### What to do
Restate all the material verbatim, except for the pictures.

### Provided material
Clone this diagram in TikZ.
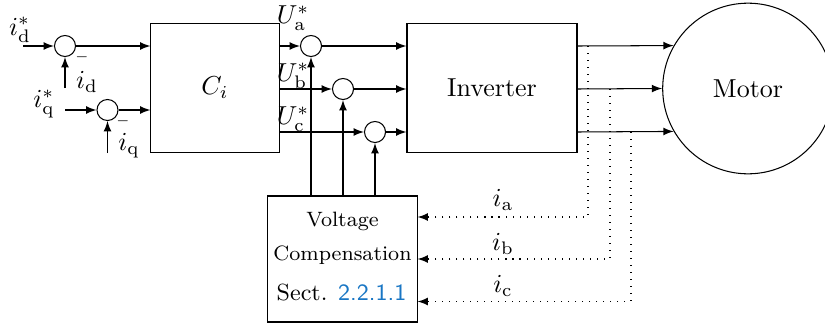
\documentclass[tikz,border=0pt]{standalone}
\usetikzlibrary{arrows,calc}
\definecolor{refblue}{RGB}{25,118,196}
\begin{document}
\begin{tikzpicture}[x=0.385pt,y=-0.385pt,
  sumnode/.style={draw,circle,minimum size=8.1pt,inner sep=0pt},
  blockbox/.style={draw,rectangle,inner sep=0pt},
  sig/.style={-latex},
  fb/.style={-latex,dash pattern=on 0.4pt off 2.3pt},
  lbl/.style={inner sep=0pt}]
\useasboundingbox (0,0) rectangle (825,329);
% summing junctions
\node[sumnode] (sd) at (65,46) {};
\node[sumnode] (sq) at (107.5,110) {};
\node[sumnode] (ua) at (311,46) {};
\node[sumnode] (ub) at (343,89) {};
\node[sumnode] (uc) at (375,132) {};
% blocks
\node[blockbox,minimum width=49.3pt,minimum height=49.3pt] (ci) at (215,88) {$C_i$};
\node[blockbox,minimum width=65.45pt,minimum height=49.3pt] (inv) at (492,88) {Inverter};
\node[blockbox,minimum width=57.4pt,minimum height=48.5pt] (vc) at (342.5,259) {};
\node[draw,circle,minimum size=65.7pt,inner sep=0pt] (motor) at (748,88.5) {Motor};
% texts in the compensation block
\node[lbl,anchor=base] (vt1) at (342.5,226.5) {\footnotesize Voltage};
\node[lbl,anchor=base] (vt2) at (342.5,260) {\footnotesize Compensation};
\node[lbl,anchor=base] (vt3) at (341.5,300.5) {\small Sect. {\sffamily\color{refblue}2.2.1.1}};
% input coordinates
\coordinate (idin) at (23,46);
\coordinate (iqin) at (65,110);
\coordinate (idfb) at (65,88);
\coordinate (iqfb) at (107.5,153);
% input labels
\node[lbl] (lidr) at (20,30) {$i_\mathrm{d}^*$};
\node[lbl] (liqr) at (44,104) {$i_\mathrm{q}^*$};
\node[lbl] (lid) at (87,82) {$i_\mathrm{d}$};
\node[lbl] (liq) at (129,146) {$i_\mathrm{q}$};
\node[lbl] (md) at (82,57) {\tiny$-$};
\node[lbl] (mq) at (123,121) {\tiny$-$};
% input connectors
\draw[sig] (idin) -- (sd.west);
\draw[sig] (iqin) -- (sq.west);
\draw[sig] (idfb) -- (sd.south);
\draw[sig] (iqfb) -- (sq.south);
\draw[sig] (sd.east) -- (ci.west |- sd);
\draw[sig] (sq.east) -- (ci.west |- sq);
% controller outputs
\draw[sig] (ci.east |- ua) -- (ua.west);
\draw[sig] (ci.east |- ub) -- (ub.west);
\draw[sig] (ci.east |- uc) -- (uc.west);
\node[lbl] (lua) at (293,18) {$U_\mathrm{a}^*$};
\node[lbl] (lub) at (293,76) {$U_\mathrm{b}^*$};
\node[lbl] (luc) at (293,119) {$U_\mathrm{c}^*$};
\draw[sig] (ua.east) -- (inv.west |- ua);
\draw[sig] (ub.east) -- (inv.west |- ub);
\draw[sig] (uc.east) -- (inv.west |- uc);
% compensation to sums
\draw[sig] (vc.north -| ua) -- (ua.south);
\draw[sig] (vc.north -| ub) -- (ub.south);
\draw[sig] (vc.north -| uc) -- (uc.south);
% inverter to motor
\draw[sig] (inv.east |- ua) -- (motor.150);
\draw[sig] (inv.east |- ub) -- (motor.west);
\draw[sig] (inv.east |- uc) -- (motor.210);
% current feedback
\coordinate (pa) at (588,46);
\coordinate (pb) at (610,89);
\coordinate (pc) at (631,132);
\coordinate (ya) at (0,217);
\coordinate (yb) at (0,259);
\coordinate (yc) at (0,301.5);
\draw[fb] (pa) |- (vc.east |- ya);
\draw[fb] (pb) |- (vc.east |- yb);
\draw[fb] (pc) |- (vc.east |- yc);
\node[lbl] (lia) at (503,200) {$i_\mathrm{a}$};
\node[lbl] (lib) at (503,244) {$i_\mathrm{b}$};
\node[lbl] (lic) at (503,286) {$i_\mathrm{c}$};
\end{tikzpicture}
\end{document}
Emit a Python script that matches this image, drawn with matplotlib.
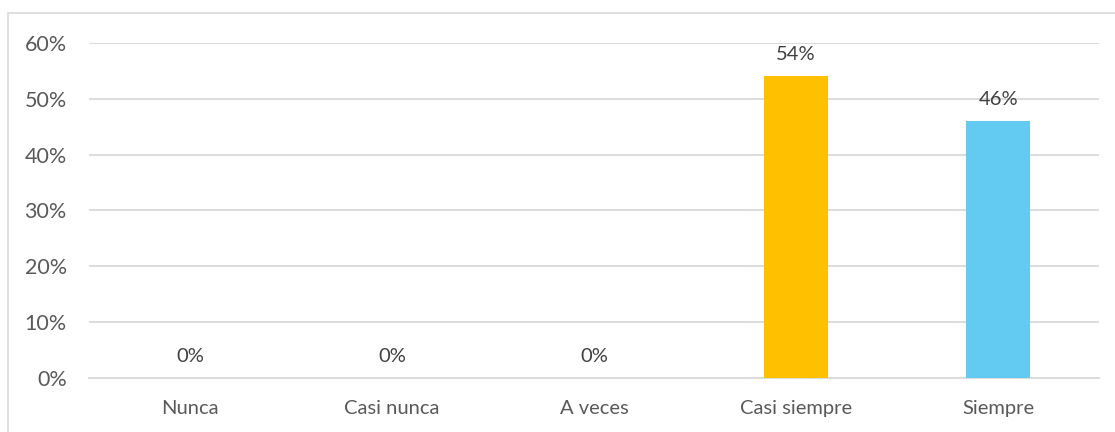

### Exercise result
Clone this diagram in TikZ.
\documentclass[tikz,border=0pt]{standalone}
\usetikzlibrary{arrows,calc}
\definecolor{refblue}{RGB}{25,118,196}
\begin{document}
\begin{tikzpicture}[x=0.385pt,y=-0.385pt,
  sumnode/.style={draw,circle,minimum size=8.1pt,inner sep=0pt},
  blockbox/.style={draw,rectangle,inner sep=0pt},
  sig/.style={-latex},
  fb/.style={-latex,dash pattern=on 0.4pt off 2.3pt},
  lbl/.style={inner sep=0pt}]
\useasboundingbox (0,0) rectangle (825,329);
% summing junctions
\node[sumnode] (sd) at (65,46) {};
\node[sumnode] (sq) at (107.5,110) {};
\node[sumnode] (ua) at (311,46) {};
\node[sumnode] (ub) at (343,89) {};
\node[sumnode] (uc) at (375,132) {};
% blocks
\node[blockbox,minimum width=49.3pt,minimum height=49.3pt] (ci) at (215,88) {$C_i$};
\node[blockbox,minimum width=65.45pt,minimum height=49.3pt] (inv) at (492,88) {Inverter};
\node[blockbox,minimum width=57.4pt,minimum height=48.5pt] (vc) at (342.5,259) {};
\node[draw,circle,minimum size=65.7pt,inner sep=0pt] (motor) at (748,88.5) {Motor};
% texts in the compensation block
\node[lbl,anchor=base] (vt1) at (342.5,226.5) {\footnotesize Voltage};
\node[lbl,anchor=base] (vt2) at (342.5,260) {\footnotesize Compensation};
\node[lbl,anchor=base] (vt3) at (341.5,300.5) {\small Sect. {\sffamily\color{refblue}2.2.1.1}};
% input coordinates
\coordinate (idin) at (23,46);
\coordinate (iqin) at (65,110);
\coordinate (idfb) at (65,88);
\coordinate (iqfb) at (107.5,153);
% input labels
\node[lbl] (lidr) at (20,30) {$i_\mathrm{d}^*$};
\node[lbl] (liqr) at (44,104) {$i_\mathrm{q}^*$};
\node[lbl] (lid) at (87,82) {$i_\mathrm{d}$};
\node[lbl] (liq) at (129,146) {$i_\mathrm{q}$};
\node[lbl] (md) at (82,57) {\tiny$-$};
\node[lbl] (mq) at (123,121) {\tiny$-$};
% input connectors
\draw[sig] (idin) -- (sd.west);
\draw[sig] (iqin) -- (sq.west);
\draw[sig] (idfb) -- (sd.south);
\draw[sig] (iqfb) -- (sq.south);
\draw[sig] (sd.east) -- (ci.west |- sd);
\draw[sig] (sq.east) -- (ci.west |- sq);
% controller outputs
\draw[sig] (ci.east |- ua) -- (ua.west);
\draw[sig] (ci.east |- ub) -- (ub.west);
\draw[sig] (ci.east |- uc) -- (uc.west);
\node[lbl] (lua) at (293,18) {$U_\mathrm{a}^*$};
\node[lbl] (lub) at (293,76) {$U_\mathrm{b}^*$};
\node[lbl] (luc) at (293,119) {$U_\mathrm{c}^*$};
\draw[sig] (ua.east) -- (inv.west |- ua);
\draw[sig] (ub.east) -- (inv.west |- ub);
\draw[sig] (uc.east) -- (inv.west |- uc);
% compensation to sums
\draw[sig] (vc.north -| ua) -- (ua.south);
\draw[sig] (vc.north -| ub) -- (ub.south);
\draw[sig] (vc.north -| uc) -- (uc.south);
% inverter to motor
\draw[sig] (inv.east |- ua) -- (motor.150);
\draw[sig] (inv.east |- ub) -- (motor.west);
\draw[sig] (inv.east |- uc) -- (motor.210);
% current feedback
\coordinate (pa) at (588,46);
\coordinate (pb) at (610,89);
\coordinate (pc) at (631,132);
\coordinate (ya) at (0,217);
\coordinate (yb) at (0,259);
\coordinate (yc) at (0,301.5);
\draw[fb] (pa) |- (vc.east |- ya);
\draw[fb] (pb) |- (vc.east |- yb);
\draw[fb] (pc) |- (vc.east |- yc);
\node[lbl] (lia) at (503,200) {$i_\mathrm{a}$};
\node[lbl] (lib) at (503,244) {$i_\mathrm{b}$};
\node[lbl] (lic) at (503,286) {$i_\mathrm{c}$};
\end{tikzpicture}
\end{document}
Emit a Python script that matches this image, drawn with matplotlib.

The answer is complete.